▶ **Stated exercise**: Report each line of the data that includes the word "this".

----- Material provided -----

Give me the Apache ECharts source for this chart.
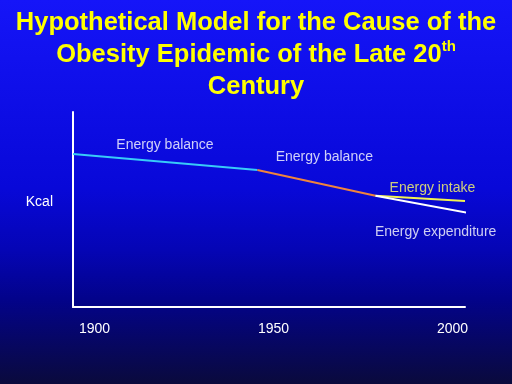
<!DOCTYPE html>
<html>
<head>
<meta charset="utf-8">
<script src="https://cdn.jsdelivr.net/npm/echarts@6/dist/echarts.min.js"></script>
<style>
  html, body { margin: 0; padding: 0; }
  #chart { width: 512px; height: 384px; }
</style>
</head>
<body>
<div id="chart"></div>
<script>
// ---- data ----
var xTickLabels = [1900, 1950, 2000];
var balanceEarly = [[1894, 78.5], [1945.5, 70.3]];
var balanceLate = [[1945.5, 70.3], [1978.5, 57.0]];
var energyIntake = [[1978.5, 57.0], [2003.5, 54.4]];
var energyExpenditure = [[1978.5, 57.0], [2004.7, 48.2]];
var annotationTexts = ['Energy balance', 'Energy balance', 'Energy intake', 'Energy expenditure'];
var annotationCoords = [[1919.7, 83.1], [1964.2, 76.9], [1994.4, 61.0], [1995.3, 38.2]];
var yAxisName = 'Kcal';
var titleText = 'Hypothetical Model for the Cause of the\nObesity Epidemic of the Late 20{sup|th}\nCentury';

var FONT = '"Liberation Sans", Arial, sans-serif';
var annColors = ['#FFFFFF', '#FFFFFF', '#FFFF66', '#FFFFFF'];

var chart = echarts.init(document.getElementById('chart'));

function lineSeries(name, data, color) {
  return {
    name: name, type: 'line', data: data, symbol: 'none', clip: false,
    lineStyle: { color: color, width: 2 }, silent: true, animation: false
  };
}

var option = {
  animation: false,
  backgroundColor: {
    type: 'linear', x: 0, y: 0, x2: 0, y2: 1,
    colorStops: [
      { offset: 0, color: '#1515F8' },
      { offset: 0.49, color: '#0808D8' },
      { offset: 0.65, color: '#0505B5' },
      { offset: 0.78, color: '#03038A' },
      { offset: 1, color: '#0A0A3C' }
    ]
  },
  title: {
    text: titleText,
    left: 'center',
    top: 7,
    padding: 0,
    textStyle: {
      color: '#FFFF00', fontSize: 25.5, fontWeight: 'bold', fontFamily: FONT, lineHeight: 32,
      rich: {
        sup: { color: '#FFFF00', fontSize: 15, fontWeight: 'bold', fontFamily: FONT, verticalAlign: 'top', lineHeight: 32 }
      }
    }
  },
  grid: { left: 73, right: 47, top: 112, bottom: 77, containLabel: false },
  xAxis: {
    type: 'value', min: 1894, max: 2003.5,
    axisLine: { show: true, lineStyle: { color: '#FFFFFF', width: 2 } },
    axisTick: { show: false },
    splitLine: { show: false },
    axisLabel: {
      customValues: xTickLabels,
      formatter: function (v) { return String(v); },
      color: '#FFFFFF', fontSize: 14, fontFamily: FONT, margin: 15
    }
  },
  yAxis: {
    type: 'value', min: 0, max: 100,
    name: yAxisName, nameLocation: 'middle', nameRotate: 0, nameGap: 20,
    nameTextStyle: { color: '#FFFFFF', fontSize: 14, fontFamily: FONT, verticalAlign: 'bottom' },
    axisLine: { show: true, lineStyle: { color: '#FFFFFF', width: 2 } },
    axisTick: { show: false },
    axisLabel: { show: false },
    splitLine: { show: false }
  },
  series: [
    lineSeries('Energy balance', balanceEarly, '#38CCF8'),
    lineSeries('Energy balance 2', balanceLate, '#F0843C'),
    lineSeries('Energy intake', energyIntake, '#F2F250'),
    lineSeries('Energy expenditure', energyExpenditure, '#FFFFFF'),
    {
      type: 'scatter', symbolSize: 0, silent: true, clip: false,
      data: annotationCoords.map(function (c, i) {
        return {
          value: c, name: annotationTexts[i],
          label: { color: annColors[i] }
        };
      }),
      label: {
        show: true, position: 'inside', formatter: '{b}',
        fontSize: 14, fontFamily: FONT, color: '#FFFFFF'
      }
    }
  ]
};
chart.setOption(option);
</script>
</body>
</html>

-----
----- Material provided -----

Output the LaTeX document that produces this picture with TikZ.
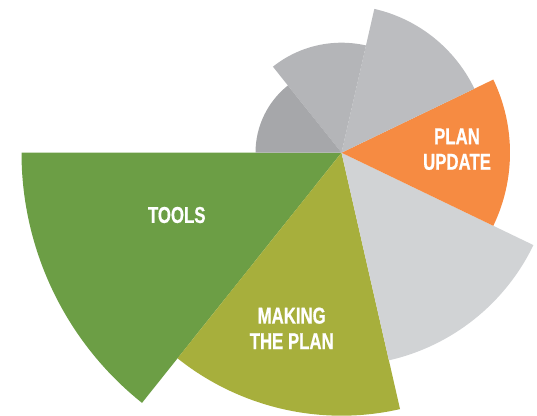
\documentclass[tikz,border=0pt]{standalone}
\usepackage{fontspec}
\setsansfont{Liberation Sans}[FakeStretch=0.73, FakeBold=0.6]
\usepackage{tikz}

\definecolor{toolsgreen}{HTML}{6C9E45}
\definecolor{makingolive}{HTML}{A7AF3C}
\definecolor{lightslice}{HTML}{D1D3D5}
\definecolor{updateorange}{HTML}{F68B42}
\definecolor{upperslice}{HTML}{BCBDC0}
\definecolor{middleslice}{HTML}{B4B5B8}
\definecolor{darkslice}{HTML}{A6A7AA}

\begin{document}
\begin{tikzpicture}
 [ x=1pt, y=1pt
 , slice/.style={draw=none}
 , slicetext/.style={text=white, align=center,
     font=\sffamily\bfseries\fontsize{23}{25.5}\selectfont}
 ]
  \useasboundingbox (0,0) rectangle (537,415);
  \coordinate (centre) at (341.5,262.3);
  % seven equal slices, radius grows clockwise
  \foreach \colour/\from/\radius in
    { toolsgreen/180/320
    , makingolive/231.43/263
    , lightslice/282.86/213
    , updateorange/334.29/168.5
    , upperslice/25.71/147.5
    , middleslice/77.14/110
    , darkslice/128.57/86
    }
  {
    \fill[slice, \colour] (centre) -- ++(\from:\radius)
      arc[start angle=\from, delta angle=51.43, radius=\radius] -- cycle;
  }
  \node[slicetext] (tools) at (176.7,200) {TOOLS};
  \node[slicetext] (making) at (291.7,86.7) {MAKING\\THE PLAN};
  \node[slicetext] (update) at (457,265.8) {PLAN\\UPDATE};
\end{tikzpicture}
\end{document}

-----

▶ **Written answer**:
Give me the Apache ECharts source for this chart.
Output the LaTeX document that produces this picture with TikZ.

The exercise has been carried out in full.